La brisa que les secaba los labios les arrancaba también unas delgadas lágrimas por las comisuras de los ojos. Volvieron a abrazarse. Pensaban en los dos últimos años de la anterior pandemia, terribles, en los que vivir o morir valía tan poco como una mano a las cartas, una tirada de dados incapaz de suprimir el azar, que diría Javier, como buen letraherido. Unos años en los que el tacto había sido secuestrado por el miedo a los contagios, en los que ocultábamos nuestras caras, y ahora una nueva amenaza se cernía y podría invadir lo más recóndito de nuestra cabeza. El deseo. Otra vez tiempo de incertidumbre en el que todo parecía posible. Se dieron la mano y pasearon por la playa un buen rato. Era una necesidad de salirse del pesado carril de las premoniciones un momento. Entre bromas, fueron al piso de ella, más cercano. Decidieron darse un respiro, olvidarse un par de horas del fin del mundo, amar conscientemente antes de tener tal vez el infortunio de caer ciegos en brazos de un extraño.
Entraron besándose, se desnudaron camino al dormitorio. E hicieron el amor. Cada vez que Javier recorría su cuerpo con las manos sentía que el deseo le vencía, como si la mera posibilidad de amarla o perderla pendiera de una balanza en ese instante. Era una quemazón casi insoportable que le empujaba a una entrega total. Aquella mujer era inaccesible hacía sólo media hora. Y allí estaban, el uno para el otro, cuerpo a cuerpo. Ella se abrazó a él muy fuerte con brazos y piernas mientras su cuerpo se le clavaba muy hondo. Nunca se habían sentido mejor. Marta apretó tanto el lazo que él no podía apenas ya moverse. Por eso cambió, la tomó por detrás, acariciándola desesperadamente el vientre, el pubis y los pechos pequeños, preciosos, mientras ella arqueaba su cuerpo hacia atrás como una bailarina y alcanzaba a acariciar sus nalgas con las manos. El ritmo se volvió endiablado, los jadeos, con las caras tan juntas, eran como una única respiración. Javier le puso una mano ardiente en la cadera, como para bailar. Le encantaba sentir cómo se abría para él, mientras trataba de besarla y lamerla de manera oblicua. Los dos estallaron a la vez, en un orgasmo largo y maravilloso, resonante y húmedo, que se apagó con lentitud y latidos, como el sonido de los trenes.

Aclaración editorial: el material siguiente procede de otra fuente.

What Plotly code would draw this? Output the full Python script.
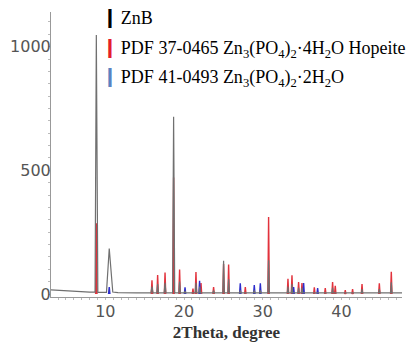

Al día siguiente Javier publicó su artículo, que dio la vuelta al mundo. En las ciudades de Europa empezaron a describirse casos en las plazas, los museos, las oficinas. Eso sí, no se contabilizaron muertes. Sin embargo, algo esencial estaba cambiando en el mundo. El síndrome llenó los informativos al principio, más tarde sólo los abrió y finalmente dejó paso a otras noticias. Solo se podían establecer protocolos, casi siempre inservibles. Las televisiones nombraron incluso responsables de cortar la emisión cuando los episodios se producían en directo. El caso más grave afectó a los presidentes del G20 y a sus esposas cuando participaban en una cumbre. A punto estuvo de haber un conflicto armado en los días sucesivos, pero finalmente todo el mundo entendió que lo sucedido era algo inevitable y la crisis se solventó con un par de comunicados amables en defensa de la pluralidad racial, certificados médicos y la entonación de los distintos himnos.

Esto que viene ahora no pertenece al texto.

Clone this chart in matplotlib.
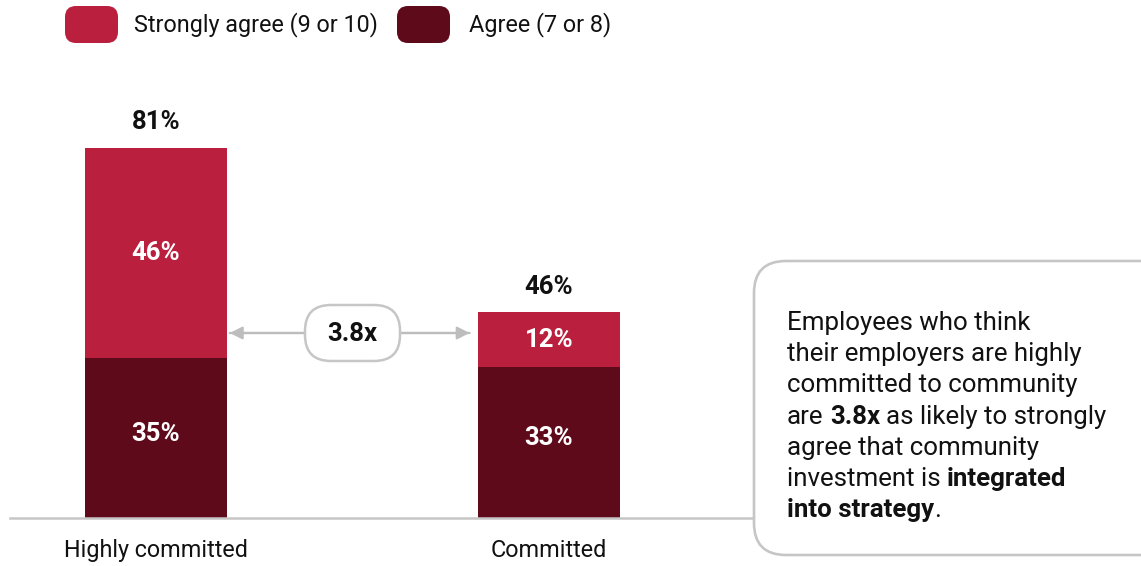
import matplotlib
matplotlib.use("Agg")
import matplotlib.pyplot as plt
from matplotlib.patches import FancyBboxPatch

plt.rcParams["font.family"] = ["Roboto", "DejaVu Sans"]

# ---- data ----
categories = ["Highly committed", "Committed"]
agree = [35, 33]              # Agree (7 or 8)
strongly_agree = [46, 12]     # Strongly agree (9 or 10)
totals = [81, 46]
series_names = ["Strongly agree (9 or 10)", "Agree (7 or 8)"]
ratio_label = "3.8x"

C_STRONG = "#BA1F3D"
C_AGREE = "#5E0A1A"
C_GRAY = "#C6C6C6"
W, H = 1141, 566
FS_BOLD = 18.5
FS_NOTE = 18.6
FS_LABEL = 16.8

fig = plt.figure(figsize=(W / 100, H / 100), dpi=100)

# bar axes: baseline at y=518 px, 4.568 px per percentage point
px_per_unit = 393.0
ax = fig.add_axes([10 / W, 1 - 518 / H, 745 / W, 456.8 / H])
ax.set_ylim(0, 100)
ax.set_xlim(-146 / px_per_unit, 1 + 206 / px_per_unit)
bar_w = 142 / px_per_unit
xs = list(range(len(categories)))

ax.bar(xs, agree, width=bar_w, color=C_AGREE, zorder=2)
ax.bar(xs, strongly_agree, bottom=agree, width=bar_w, color=C_STRONG, zorder=2)

for x, a, s, t in zip(xs, agree, strongly_agree, totals):
    ax.annotate(f"{a}%", (x, a / 2), xytext=(0, 3), textcoords="offset points",
                ha="center", va="center", color="white",
                fontsize=FS_BOLD, fontweight="bold", zorder=3)
    ax.text(x, a + s / 2, f"{s}%", ha="center", va="center", color="white",
            fontsize=FS_BOLD, fontweight="bold", zorder=3)
    ax.annotate(f"{t}%", (x, a + s), xytext=(0, 13.5), textcoords="offset points",
                ha="center", va="baseline", fontsize=FS_BOLD, fontweight="bold",
                color="#111111")

for side in ["top", "right", "left"]:
    ax.spines[side].set_visible(False)
ax.spines["bottom"].set_color(C_GRAY)
ax.spines["bottom"].set_linewidth(1.8)
ax.set_yticks([])
ax.set_xticks(xs)
ax.set_xticklabels(categories, fontsize=FS_LABEL, color="#111111")
ax.tick_params(axis="x", length=0, pad=15)
ax.patch.set_visible(False)

# double-headed comparison arrow between the two bars
arrow_y = 40.5
x_left = xs[0] + bar_w / 2
x_right = xs[1] - bar_w / 2
head = "-|>,head_length=0.75,head_width=0.38"
ax.annotate("", xy=(x_left, arrow_y), xytext=(x_right, arrow_y),
            arrowprops=dict(arrowstyle=head, color="#BDBDBD", lw=1.6,
                            shrinkA=6, shrinkB=2, mutation_scale=10))
ax.annotate("", xy=(x_right, arrow_y), xytext=(x_left, arrow_y),
            arrowprops=dict(arrowstyle=head, color="#BDBDBD", lw=1.6,
                            shrinkA=2, shrinkB=6, mutation_scale=10))

# overlay in pixel units for legend, pill and note box
deco = fig.add_axes([0, 0, 1, 1])
deco.set_xlim(0, W)
deco.set_ylim(H, 0)
deco.axis("off")
deco.patch.set_visible(False)

fig.canvas.draw()
# pill centred on the arrow
cx_disp, cy_disp = ax.transData.transform(((x_left + x_right) / 2, arrow_y))
cx, cy = deco.transData.inverted().transform((cx_disp, cy_disp))
pw, ph = 95, 56
deco.add_patch(FancyBboxPatch((cx - pw / 2, cy - ph / 2), pw, ph,
                              boxstyle="round,pad=0,rounding_size=26",
                              facecolor="white", edgecolor=C_GRAY, lw=1.8,
                              zorder=4))
deco.text(cx, cy + 1, ratio_label, ha="center", va="center", fontsize=FS_BOLD,
          fontweight="bold", color="#111111", zorder=5)

# legend
swatches = [(65, 69, C_STRONG), (397, 72, C_AGREE)]
for (sx, gap, col), name in zip(swatches, series_names):
    deco.add_patch(FancyBboxPatch((sx, 6), 53, 37,
                                  boxstyle="round,pad=0,rounding_size=11",
                                  facecolor=col, edgecolor="none"))
    deco.text(sx + gap, 25, name, ha="left", va="center", fontsize=16.8,
              color="#111111")

# note box
deco.add_patch(FancyBboxPatch((754, 261), 420, 294,
                              boxstyle="round,pad=0,rounding_size=32",
                              facecolor="white", edgecolor=C_GRAY, lw=1.9,
                              zorder=3))

note_lines = [
    [("Employees who think", False)],
    [("their employers are highly", False)],
    [("committed to community", False)],
    [("are", False), ("3.8x", True), ("as likely to strongly", False)],
    [("agree that community", False)],
    [("investment is", False), ("integrated", True)],
    [("into strategy", True), (".", False)],
]

renderer = fig.canvas.get_renderer()
inv = deco.transData.inverted()


def text_width(s, bold):
    t = deco.text(0, 0, s, fontsize=FS_NOTE,
                  fontweight="bold" if bold else "normal")
    bb = t.get_window_extent(renderer)
    t.remove()
    x0 = inv.transform((bb.x0, 0))[0]
    x1 = inv.transform((bb.x1, 0))[0]
    return x1 - x0


space_w = text_width("a a", False) - text_width("aa", False)

y0, dy = 330, 31.2
for i, pieces in enumerate(note_lines):
    x = 787
    for j, (s, bold) in enumerate(pieces):
        if j > 0 and s != ".":
            x += space_w
        deco.text(x, y0 + i * dy, s, ha="left", va="baseline", fontsize=FS_NOTE,
                  fontweight="bold" if bold else "normal", color="#111111",
                  zorder=5)
        x += text_width(s, bold)

fig.savefig("out.png", dpi=100)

En España empezó a llamárselo de distintos modos, la cornada, el chungo o la escapada, pero en seguida se mezclaron con otros términos como el mexicano «echar un coyotito» cuando era agradable o «chingadera» si el episodio se compartía con alguien que no nos agradaba. La RAE, siempre atenta, estudió en una comisión cómo tramitar la incorporación de nuevas acepciones a los términos asociados. En la primera de sus reuniones, también hubo un indefinible episodio.
Afortunadamente, pasados seis meses, decayó la infección. Ya solo se siguen registrando casos aislados. Cada día es menor la prevalencia en todas las latitudes y parece que lo peor del síndrome SEXOCON ya ha pasado. En un último comunicado, la recién creada UIPPA, la Unión Internacional de Personas Poco Agraciadas, ha realizado un llamamiento a la ONU para que «proteja sus derechos». El Vaticano aún guarda un estricto silencio.